His argument can thus be boiled down to this. If you discount or ignore all the contemporary and near-contemporary eye-witness and other accounts of Jesus’s life, because these sources were biased, then the other evidence like miracles, the lives of the saints, the faith of billions, and so and on can’t possibly be true. Therefore, Jesus never existed.
Early Christmas morning, the Washington Post thought it should stick its thumb in the eyes of those celebrating the birth of Jesus.
Its official “Post Opinions” Twitter account tweeted, “Did historical Jesus really exist? The evidence just doesn’t add up.”

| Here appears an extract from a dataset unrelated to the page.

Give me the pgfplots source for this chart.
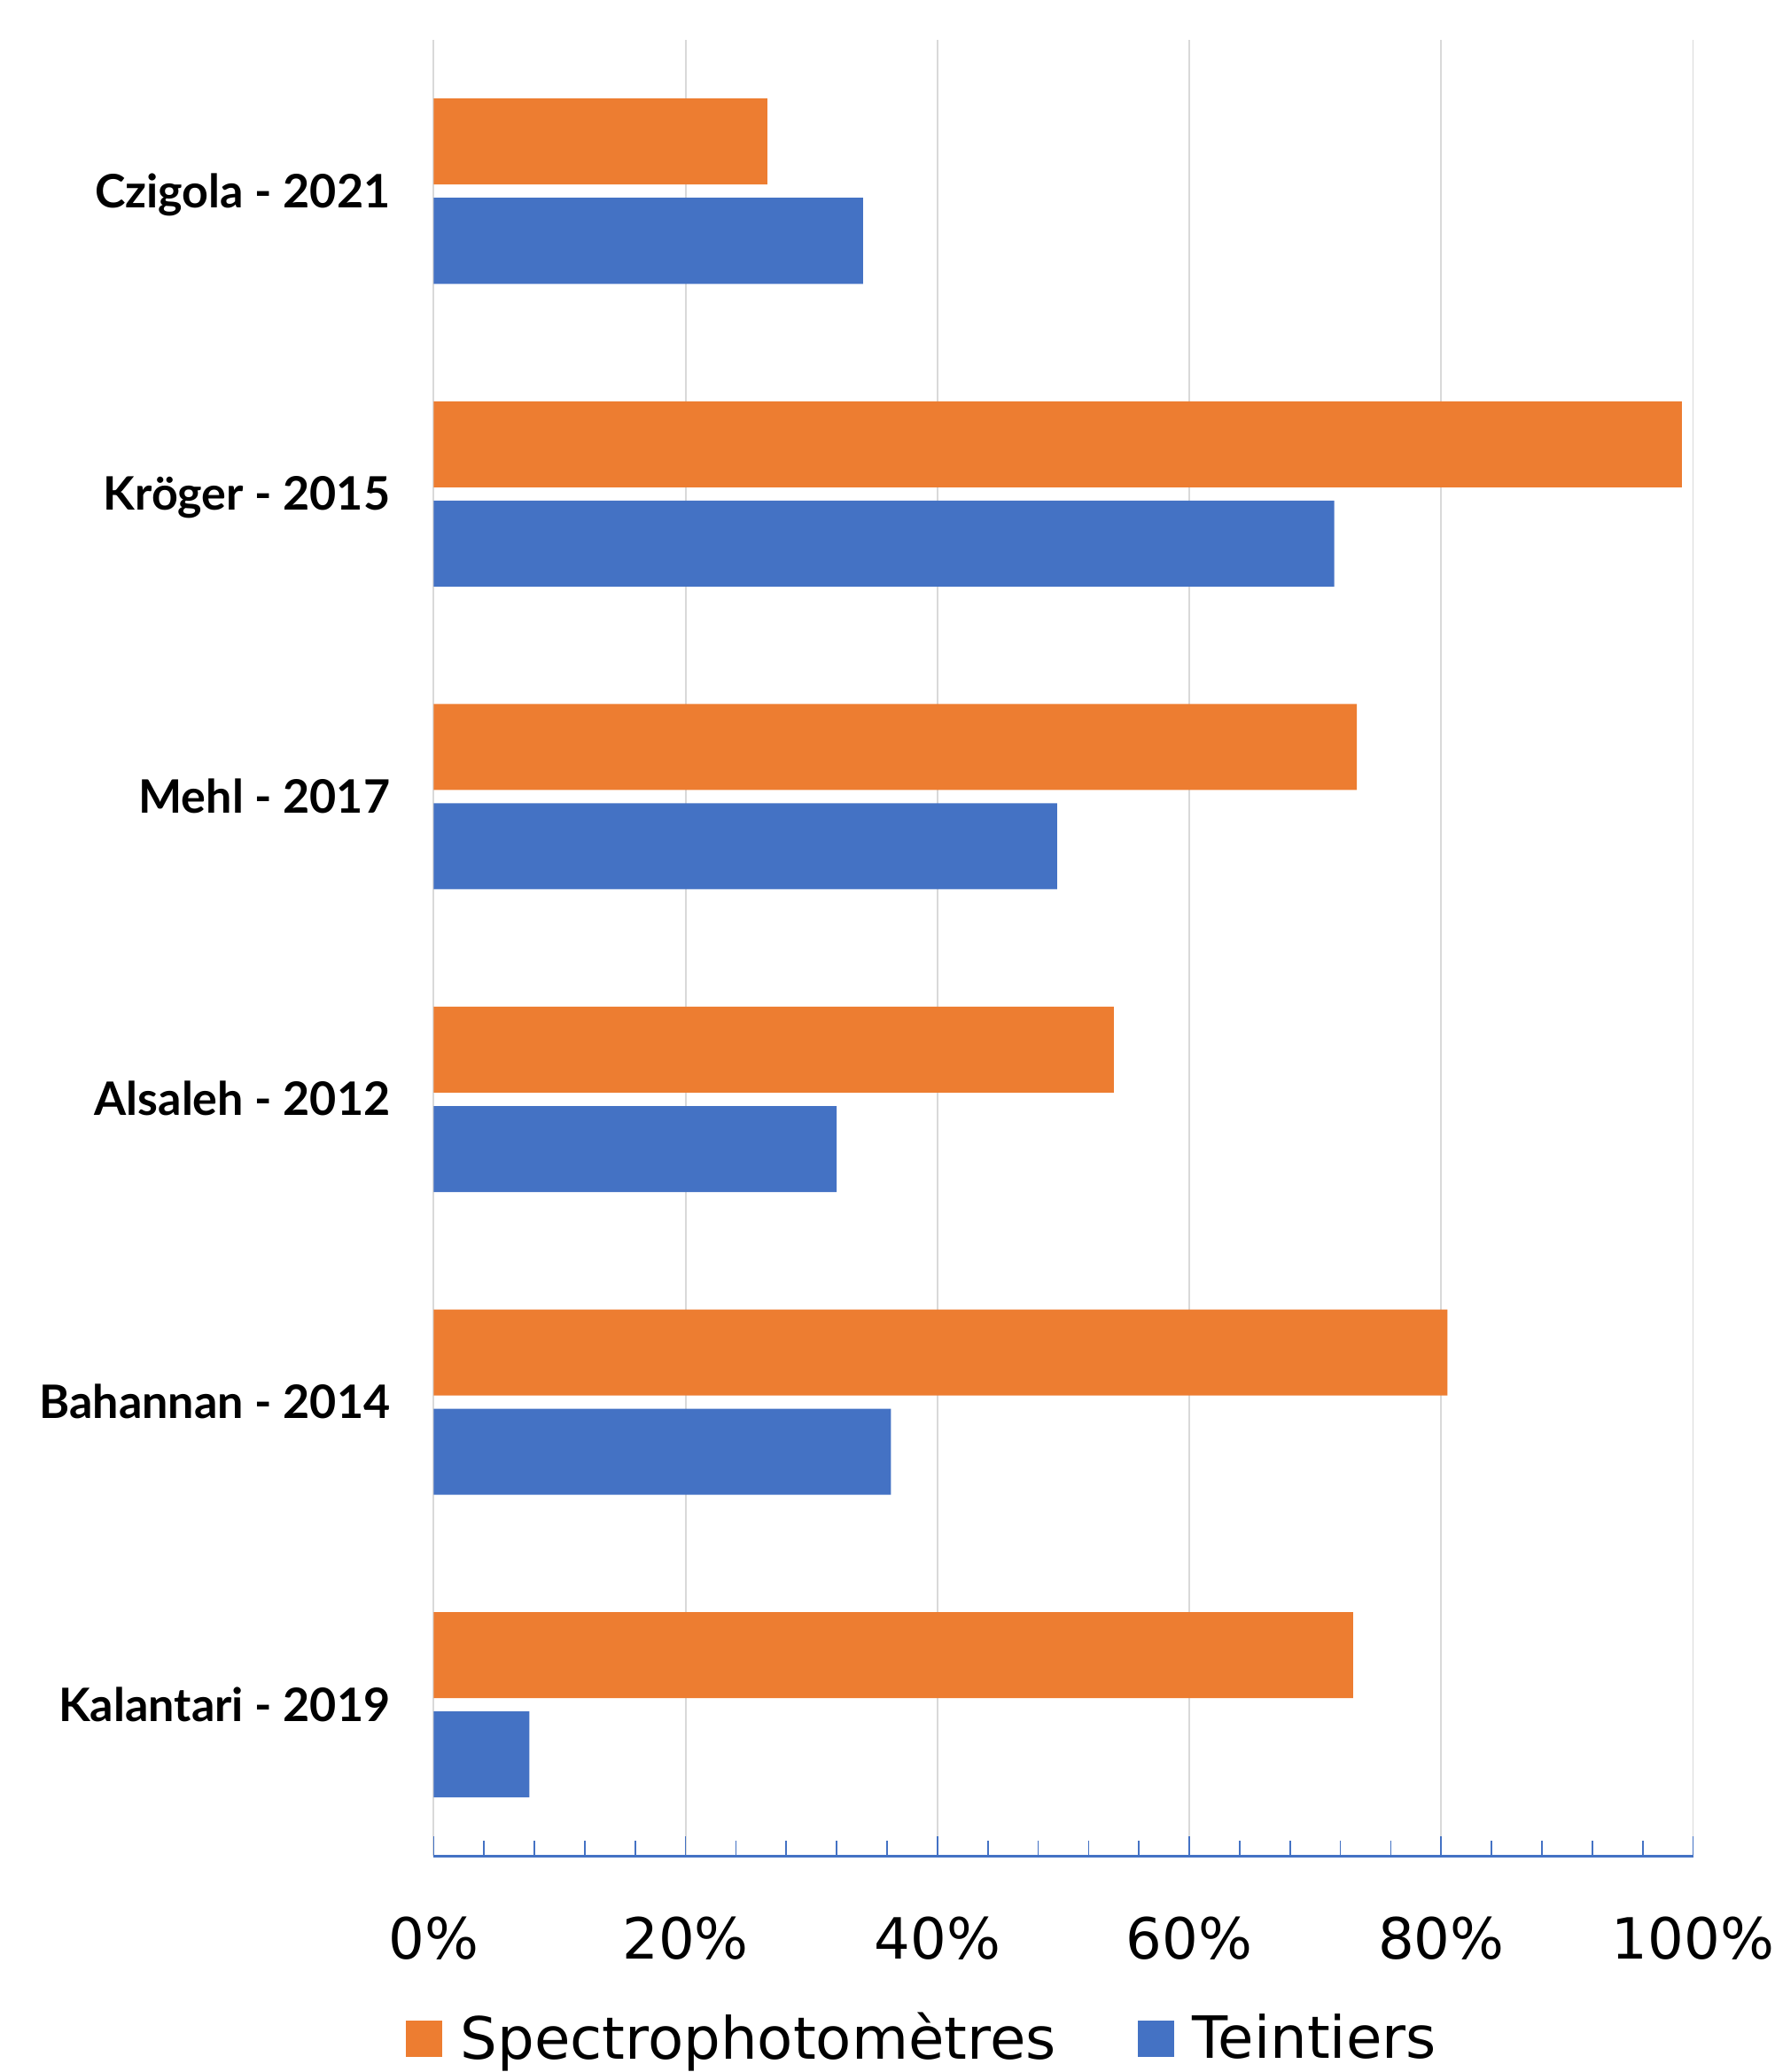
\documentclass[border=0pt]{standalone}
\usepackage{fontspec}
\setmainfont{DejaVu Sans}
\newfontfamily\catfont{Lato}
\usepackage{pgfplots}
\pgfplotsset{compat=1.18}
\definecolor{sorange}{HTML}{ED7D31}
\definecolor{sblue}{HTML}{4472C4}
\definecolor{gridgray}{HTML}{D9D9D9}
\begin{document}
\begin{tikzpicture}
\begin{axis}[
  scale only axis,
  width=341.5pt, height=492.5pt,
  xmin=0, xmax=100, ymin=-0.5, ymax=5.5,
  axis lines*=left,
  x axis line style={draw=sblue, line width=0.6pt},
  y axis line style={draw=none},
  xtick={0,20,...,100},
  xticklabels={0\%,20\%,40\%,60\%,80\%,100\%},
  minor x tick num=4,
  tick align=inside,
  x tick style={draw=sblue, line width=0.4pt},
  major tick length=5.5pt,
  minor tick length=4.2pt,
  xmajorgrids,
  major grid style={draw=gridgray, line width=0.45pt},
  ytick={0,...,5},
  yticklabels={Kalantari - 2019, Bahannan - 2014, Alsaleh - 2012, Mehl - 2017, Kröger - 2015, Czigola - 2021},
  y tick style={draw=none},
  xticklabel style={font=\fontsize{15.4}{18}\selectfont, anchor=base, inner sep=0pt, yshift=-27.8pt},
  yticklabel style={font=\catfont\bfseries\fontsize{12.5}{14}\selectfont, anchor=base east, inner sep=0pt, xshift=-11.6pt, yshift=-4.4pt},
  legend style={draw=none, fill=none, at={(-0.0225,-0.1004)}, anchor=west, legend columns=2,
    font=\fontsize{15.8}{19}\selectfont, inner sep=0pt,
    /tikz/every odd column/.append style={column sep=3pt},
    /tikz/every even column/.append style={column sep=20.2pt}},
]
\addplot[xbar, fill=sorange, draw=none, bar width=0.284, bar shift=0.164,
  legend image code/.code={\fill[sorange] (0pt,-4.9pt) rectangle (9.8pt,4.9pt);}]
  coordinates {(26.5,5) (99.1,4) (73.3,3) (54.0,2) (80.5,1) (73.0,0)};
\addlegendentry{Spectrophotomètres}
\addplot[xbar, fill=sblue, draw=none, bar width=0.284, bar shift=-0.164,
  legend image code/.code={\fill[sblue] (0pt,-4.9pt) rectangle (9.8pt,4.9pt);}]
  coordinates {(34.1,5) (71.5,4) (49.5,3) (32.0,2) (36.3,1) (7.6,0)};
\addlegendentry{Teintiers}
\end{axis}
\path (-117.6pt,-57.84pt) rectangle (363.6pt,503.3pt);
\end{tikzpicture}
\end{document}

Many commented on the provocative timing. Publisher of Encounter books and author Roger Kimball said that the Post’s tweet was, “Really, all you need to know about that pathetic publication.” Conservative actor James Woods tweeted, “Why is this necessary today? Why insult people of a certain faith on the day they most cherish? It’s not a matter of being right or wrong, it’s a matter of simple courtesy. #Rude”. (He added a ruder hashtag as well.) Many others were affronted.
The gibe was deliberate. It’s not like the story the Post touted was new. It contained no “breaking” news of some scholar unearthing new historical evidence. After all, the link in the Post’s tweet was to a four-year old, already-debunked opinion piece they published in December, 2014.
The article was by Raphael Lataster, with subtitle, “There are clearly good reasons to doubt Jesus’ historical existence.”
What “good reasons” does he have? Lataster claims that there are a “lack of early sources” about the life of Jesus. What about the Gospels? He dismisses those because, he says, they
all stem from Christian authors eager to promote Christianity — which gives us reason to question them. The authors of the Gospels fail to name themselves, describe their qualifications, or show any criticism with their foundational sources — which they also fail to identify.
Should we dismiss Lataster’s (and, tacitly, the Washington Post’s) argument because he wants to promote atheism? The fallacy is obvious. As is the suggestion that since the authors of the Gospels were not professional historians who knew modern footnoting, they can’t be trusted. If we applied this rule equally, we’d have to toss out nearly all ancient literature.